= The Institute for Structural Reforms =

The Institute for Structural Reforms is a non-partisan Israeli independent research institute based in Tel Aviv. The institute was established in 2010 by advocate Shraga Biran as a community interested company. It aims to promote structural reforms in Israel.
== Missions and aims ==
The Institute for Structural Reforms' primary mission is to conduct studies in economic-legal fields, which are related to social problems in Israel and especially to questions of poverty and inequality within the Israeli society. Another aim is to create position papers that will contribute to the Israeli public discussion on these issues by influencing on policy makers in the areas of housing poverty, privatization and inequality.

== Research and projects ==

=== Housing and urban renewal policy ===
The research project studies models of national housing and urban renewal policies in Western countries and their potential to be implemented in Israel. The research aims to contribute to the public discourse on the housing problem in Israel, which derives from a rapid shortage of new apartments from the middle class and the lower middle class in the last 20 years.
The study offers an alternative to previous government programs and legislations for urban renewal by removing the bureaucratic obstacles and enabling an economic feasibility for the urban renewal of poor and neglected neighborhoods. According to the model of the Institute for Structural Reforms, giving the tenants grand building rights will help them to accumulate capital and will create affordable housing for a population that will empower the neighborhood. The presumption is that urban renewal combined with a heterogeneous population will improve the housing problem in Israel.

=== The new geopolitics in the Middle East ===
The study aims to examine the impact of the geo-political changes, the dependency of the Great powers and the activity of the U.S. and China in the energy market in the Middle East on the chance to reach a regional stability.

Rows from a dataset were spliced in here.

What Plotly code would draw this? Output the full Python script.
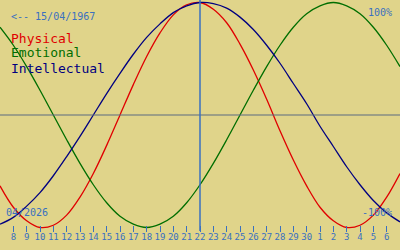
import plotly.graph_objects as go

# Day positions (April 7 .. May 7, 2026, as day index from April)
days = list(range(7, 38))

# Biorhythm values (-1 .. 1)
physical = [-0.63, -0.82, -0.94, -1.00, -0.98, -0.89, -0.73, -0.52, -0.27, 0.00,
            0.27, 0.52, 0.73, 0.89, 0.98, 1.00, 0.94, 0.82, 0.63, 0.40,
            0.14, -0.14, -0.40, -0.63, -0.82, -0.94, -1.00, -0.98, -0.89, -0.73, -0.52]
emotional = [0.78, 0.62, 0.43, 0.22, 0.00, -0.22, -0.43, -0.62, -0.78, -0.90,
             -0.97, -1.00, -0.97, -0.90, -0.78, -0.62, -0.43, -0.22, 0.00, 0.22,
             0.43, 0.62, 0.78, 0.90, 0.97, 1.00, 0.97, 0.90, 0.78, 0.62, 0.43]
intellectual = [-0.97, -0.91, -0.81, -0.69, -0.54, -0.37, -0.19, 0.00, 0.19, 0.37,
                0.54, 0.69, 0.81, 0.91, 0.97, 1.00, 0.99, 0.95, 0.87, 0.76,
                0.62, 0.46, 0.28, 0.10, -0.10, -0.28, -0.46, -0.62, -0.76, -0.87, -0.95]

tick_vals = list(range(8, 37))
tick_text = [str(d) for d in range(8, 31)] + [str(d) for d in range(1, 7)]

series_names = ["Physical", "Emotional", "Intellectual"]
series_colors = ["#E00000", "#006E00", "#000080"]
today = 22

BG = "#E0D48A"
BLUE = "#3A70C0"
FONT = "DejaVu Sans Mono"

fig = go.Figure()
for name, vals, col in zip(series_names, [physical, emotional, intellectual], series_colors):
    fig.add_trace(go.Scatter(x=days, y=vals, mode="lines", name=name,
                             line=dict(color=col, width=1.3, shape="spline"),
                             hoverinfo="skip"))

W, H = 400, 250

def px(x):
    return x / W

def py(y):
    return 1 - y / H

fig.update_layout(
    width=W, height=H,
    margin=dict(l=0, r=0, t=0, b=0),
    paper_bgcolor=BG, plot_bgcolor=BG,
    showlegend=False,
    xaxis=dict(range=[7, 37], tickmode="array", tickvals=tick_vals, ticktext=tick_text,
               showgrid=False, zeroline=False, showline=False,
               ticks="outside", ticklen=6, tickwidth=1.3, tickcolor=BLUE,
               tickfont=dict(family=FONT, size=9, color=BLUE),
               ticklabelstandoff=-3,
               anchor="free", position=0.1, fixedrange=True),
    yaxis=dict(range=[-1.2, 1.0222], visible=False, showgrid=False, zeroline=False,
               fixedrange=True),
)

# midline
fig.add_shape(type="line", xref="paper", yref="y", x0=0, x1=1, y0=0, y1=0,
              line=dict(color="#5A6A80", width=1))
# today line
fig.add_shape(type="line", xref="x", yref="paper", x0=today, x1=today,
              y0=py(231), y1=1, line=dict(color=BLUE, width=1.5))

def note(text, x, y, color, size, anchor="left"):
    fig.add_annotation(text=text, xref="paper", yref="paper", x=px(x), y=py(y),
                       xanchor=anchor, yanchor="middle", showarrow=False,
                       font=dict(family=FONT, size=size, color=color))

note("<-- 15/04/1967", 9, 16, BLUE, 10)
for i, (name, col) in enumerate(zip(series_names, series_colors)):
    note(name, 9, 38 + 15 * i, col, 13)
note("100%", 394, 12, BLUE, 10, "right")
note("-100%", 394, 212, BLUE, 10, "right")
note("04/2026", 4, 212, BLUE, 10)

fig.write_html("out.html")
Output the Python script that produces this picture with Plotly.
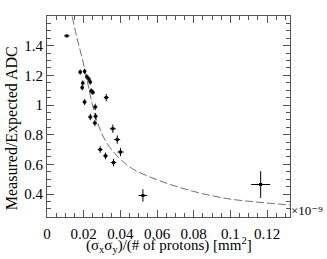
import plotly.graph_objects as go

# measured points
x_vals = [0.0108, 0.0181, 0.0205, 0.0217, 0.0228, 0.0236, 0.0195, 0.0192, 0.0241, 0.0250,
          0.0205, 0.0263, 0.0323, 0.0236, 0.0265, 0.0261, 0.0359, 0.0383, 0.0401,
          0.0290, 0.0319, 0.0363, 0.0523, 0.1165]
y_vals = [1.466, 1.222, 1.227, 1.190, 1.175, 1.155, 1.148, 1.117, 1.095, 1.085,
          1.020, 0.987, 1.050, 0.919, 0.924, 0.879, 0.840, 0.767, 0.683,
          0.700, 0.657, 0.612, 0.390, 0.464]
x_err = [0.0015, 0.0010, 0.0010, 0.0010, 0.0010, 0.0010, 0.0010, 0.0010, 0.0011, 0.0011,
         0.0011, 0.0012, 0.0013, 0.0012, 0.0012, 0.0012, 0.0016, 0.0016, 0.0017,
         0.0013, 0.0014, 0.0015, 0.0024, 0.0052]
y_err = [0.005, 0.018, 0.018, 0.018, 0.018, 0.018, 0.018, 0.018, 0.018, 0.018,
         0.020, 0.022, 0.025, 0.022, 0.022, 0.022, 0.028, 0.028, 0.028,
         0.022, 0.022, 0.025, 0.042, 0.090]

# fit curve
fit_x = [0.0137, 0.0165, 0.0195, 0.0225, 0.0250, 0.0286, 0.0341, 0.0450, 0.0614,
         0.0795, 0.0977, 0.1150, 0.1325]
fit_y = [1.597, 1.445, 1.300, 1.130, 0.990, 0.845, 0.717, 0.583, 0.490,
         0.419, 0.370, 0.345, 0.326]

x_range = [0, 0.1325]
y_range = [0.245, 1.6]
exponent_label = "×10⁻⁹"
x_title = "(σ<sub>x</sub>σ<sub>y</sub>)/(# of protons) [mm<sup>2</sup>]"
y_title = "Measured/Expected ADC"

serif = "Liberation Serif, DejaVu Serif, serif"
axc = "#555555"

fig = go.Figure()
fig.add_trace(go.Scatter(x=fit_x, y=fit_y, mode="lines", line_shape="spline",
                         line=dict(color="#707070", width=1, dash="8px,3px"),
                         hoverinfo="skip"))
fig.add_trace(go.Scatter(x=x_vals, y=y_vals, mode="markers",
                         marker=dict(color="black", size=3, symbol="square"),
                         error_x=dict(type="data", array=x_err, color="black", thickness=1, width=0),
                         error_y=dict(type="data", array=y_err, color="black", thickness=1, width=0)))

fig.update_layout(
    width=327, height=259,
    margin=dict(l=47, r=36.5, t=16, b=42, autoexpand=False),
    paper_bgcolor="white", plot_bgcolor="white",
    showlegend=False,
    font=dict(family=serif, size=15, color="black"),
    xaxis=dict(range=x_range, tickvals=[0, 0.02, 0.04, 0.06, 0.08, 0.1, 0.12],
               ticktext=["0", "0.02", "0.04", "0.06", "0.08", "0.1", "0.12"],
               ticks="inside", ticklen=7, tickcolor=axc, tickwidth=1,
               minor=dict(dtick=0.005, ticks="inside", ticklen=4, tickcolor=axc),
               showline=True, linecolor=axc, linewidth=1, mirror="ticks",
               showgrid=False, zeroline=False, ticklabelstandoff=3, automargin=False,
               tickfont=dict(family=serif, size=15)),
    yaxis=dict(range=y_range, tickvals=[0.4, 0.6, 0.8, 1.0, 1.2, 1.4],
               ticktext=["0.4", "0.6", "0.8", "1", "1.2", "1.4"],
               ticks="inside", ticklen=7, tickcolor=axc, tickwidth=1,
               minor=dict(dtick=0.05, tick0=0, ticks="inside", ticklen=4, tickcolor=axc),
               showline=True, linecolor=axc, linewidth=1, mirror="ticks",
               showgrid=False, zeroline=False, automargin=False,
               tickfont=dict(family=serif, size=15)),
)
fig.add_annotation(text=y_title, xref="paper", yref="paper",
                   x=-0.143, y=0.443, xanchor="center", yanchor="middle", textangle=-90,
                   showarrow=False, font=dict(family=serif, size=16, color="black"))
fig.add_annotation(text=x_title, xref="paper", yref="paper",
                   x=0.5, y=-0.139, xanchor="center", yanchor="middle",
                   showarrow=False, font=dict(family=serif, size=15, color="black"))
fig.add_annotation(text=exponent_label, xref="paper", yref="paper",
                   x=1.0, y=0.03, xanchor="left", yanchor="middle", xshift=0,
                   showarrow=False, borderpad=0,
                   font=dict(family=serif, size=13, color="black"))

fig.write_html("out.html", config={"displayModeBar": False},
               post_script="document.body.style.margin='0';document.body.style.padding='0';")
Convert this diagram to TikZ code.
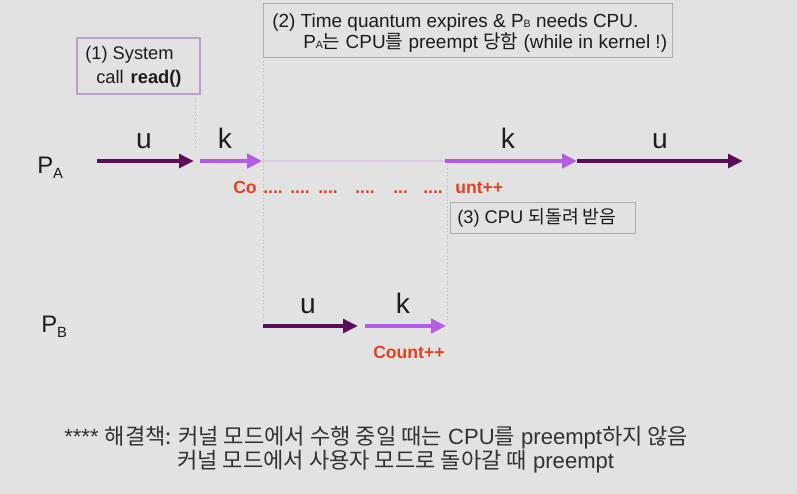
\documentclass[tikz,border=0pt]{standalone}
\usepackage{fontspec}
\setmainfont{Liberation Sans}
\newfontfamily\korfont{Noto Sans CJK KR}
\newcommand{\kor}[1]{{\korfont #1}}
\newcommand{\subsm}[1]{{\fontsize{7.5}{8}\selectfont #1}}
\usetikzlibrary{arrows.meta}
\definecolor{bgray}{RGB}{226,226,226}
\definecolor{umode}{RGB}{92,14,88}
\definecolor{kmode}{RGB}{182,92,226}
\definecolor{idle}{RGB}{216,202,224}
\definecolor{cnt}{RGB}{226,66,30}
\definecolor{boxline}{RGB}{176,172,180}
\definecolor{callbox}{RGB}{186,160,200}
\definecolor{txt}{RGB}{28,28,28}
\begin{document}
\begin{tikzpicture}[x=0.025cm, y=-0.025cm,
    every node/.style={inner sep=0pt, text=txt},
    uarr/.style={draw=umode, line width=3.4pt, -{Triangle[length=10.5pt,width=9.5pt]}},
    karr/.style={draw=kmode, line width=2.9pt, -{Triangle[length=10.5pt,width=10pt]}},
    modelbl/.style={font=\fontsize{20}{20}\selectfont, anchor=base},
    proc/.style={font=\fontsize{17}{17}\selectfont, anchor=base west},
    note/.style={font=\fontsize{13}{15}\selectfont, anchor=base west},
    cntlbl/.style={font=\fontsize{12.5}{14}\selectfont\bfseries, text=cnt, anchor=base west},
    guide/.style={draw=boxline, dotted, line width=0.5pt}]
  \fill[bgray] (0,0) rectangle (797,494);
  \useasboundingbox (0,0) rectangle (797,494);

  % Kotak catatan
  \draw[callbox, line width=0.8pt] (77,38) rectangle (200,94);
  \node[note] (sys1) at (85,59) {(1) System};
  \node[note] (sys2) at (96,83) {call\hspace{5pt}\textbf{read()}};
  \draw[boxline, line width=0.6pt] (263,3) rectangle (672,57);
  \node[note, font=\fontsize{13.5}{15}\selectfont] (qexp1) at (272,27) {(2) Time quantum expires \& P\subsm{B} needs CPU.};
  \node[note, font=\fontsize{13.5}{15}\selectfont] (qexp2) at (303,48) {P\subsm{A}\kor{는} CPU\kor{를} preempt \kor{당함} (while in kernel !)};
  \draw[boxline, line width=0.6pt] (450,202) rectangle (635,233);
  \node[note] (back) at (457,223) {(3) CPU \kor{되돌려 받음}};

  % Garis bantu
  \coordinate (g1t) at (195,94);  \coordinate (g1b) at (195,150);
  \coordinate (g2t) at (263,57);  \coordinate (g2b) at (263,326);
  \coordinate (g3t) at (447,161); \coordinate (g3b) at (447,326);
  \draw[guide] (g1t) -- (g1b);
  \draw[guide] (g2t) -- (g2b);
  \draw[guide] (g3t) -- (g3b);

  % Proses A
  \node[proc] (pa) at (37,173) {P\raisebox{-4.2pt}{\fontsize{10.5}{11}\selectfont A}};
  \coordinate (a0) at (97,161);  \coordinate (a1) at (194,161);
  \coordinate (a2) at (200,161); \coordinate (a3) at (262,161);
  \coordinate (a4) at (445,161); \coordinate (a5) at (577,161);
  \coordinate (a6) at (743,161);
  \draw[idle, line width=1.4pt] (a3) -- (a4);
  \draw[uarr] (a0) -- (a1);
  \draw[karr] (a2) -- (a3);
  \draw[karr] (a4) -- (a5);
  \draw[uarr] (a5) -- (a6);
  \node[modelbl] (ua1) at (144,148) {u};
  \node[modelbl] (ka1) at (225,148) {k};
  \node[modelbl] (ka2) at (508,148) {k};
  \node[modelbl] (ua2) at (660,148) {u};

  % Count++ terpotong
  \node[cntlbl] (co) at (233,193) {Co};
  \node[cntlbl] (dots1) at (263,193) {....};
  \node[cntlbl] (dots2) at (290,193) {....};
  \node[cntlbl] (dots3) at (318,193) {....};
  \node[cntlbl] (dots4) at (355,193) {....};
  \node[cntlbl] (dots5) at (393,193) {...};
  \node[cntlbl] (dots6) at (423,193) {....};
  \node[cntlbl] (unt) at (455,193) {unt++};

  % Proses B
  \node[proc] (pb) at (41,332) {P\raisebox{-4.2pt}{\fontsize{10.5}{11}\selectfont B}};
  \coordinate (b0) at (263,326); \coordinate (b1) at (358,326);
  \coordinate (b2) at (365,326); \coordinate (b3) at (446,326);
  \draw[uarr] (b0) -- (b1);
  \draw[karr] (b2) -- (b3);
  \node[modelbl] (ub) at (308,313) {u};
  \node[modelbl] (kb) at (403,313) {k};
  \node[cntlbl] (count) at (373,358) {Count++};

  % Solusi
  \node[note, font=\fontsize{15.7}{17}\selectfont, text={rgb,255:red,50;green,50;blue,50}] (sol1) at (64,444)
    {**** \kor{해결책: 커널 모드에서 수행 중일 때는} CPU\kor{를} preempt\kor{하지 않음}};
  \node[note, font=\fontsize{15.7}{17}\selectfont, text={rgb,255:red,50;green,50;blue,50}] (sol2) at (177,468)
    {\kor{커널 모드에서 사용자 모드로 돌아갈 때} preempt};
\end{tikzpicture}
\end{document}
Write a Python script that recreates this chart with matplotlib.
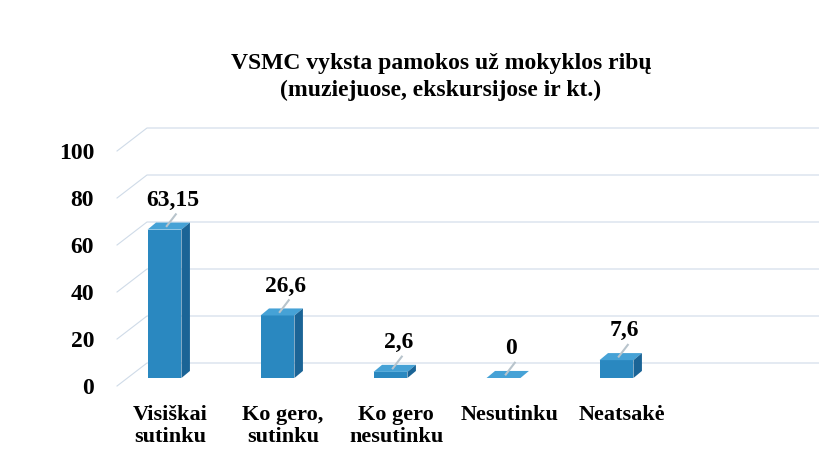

The project offers possible trends and scenarios that might result from the geo-political changes in order to contribute to the public contemporary discourse on Israel-China relationships.

=== Social privatization ===
Until the end of the 1970s, economists and political scientists considered Israel's the economic and social policies to be social democratic. In the 1980s, this opinion shifted as Israel's economic and social policy gradually moved towards neo-liberalism. The research on Social Privatization aims to develop the concept of 'Social Privatization' and its implementation in the State of Israel as an alternative to privatizations' policy of the last decades in the country. The study defines Social Privatization as the distribution of state property to the general public in a way that will reduce poverty and social inequality.

=== Structural reform in planning ===
Global trends in the field of national planning are characterized for having two levels: the national level and the regional level. The national level secures the strategic interests of the state alongside the local planning, which addresses immediate needs and challenges on the regional level in cities and neighborhoods.
In Israel, the national planning is centralistic and has not changed since the 1920s. The development of a structural reform in planning ought to replace the centralistic planning in Israel.

== Activities ==

- Pilot of urban renewal and economic feasibility of Shalem neighborhood in the southern of Tel-Aviv.
- Presentation of a bill on Urban Renewal and Affordable Housing at the Israeli Parliament.
- An alternative to the State Oil Revenues Management Fund Bill.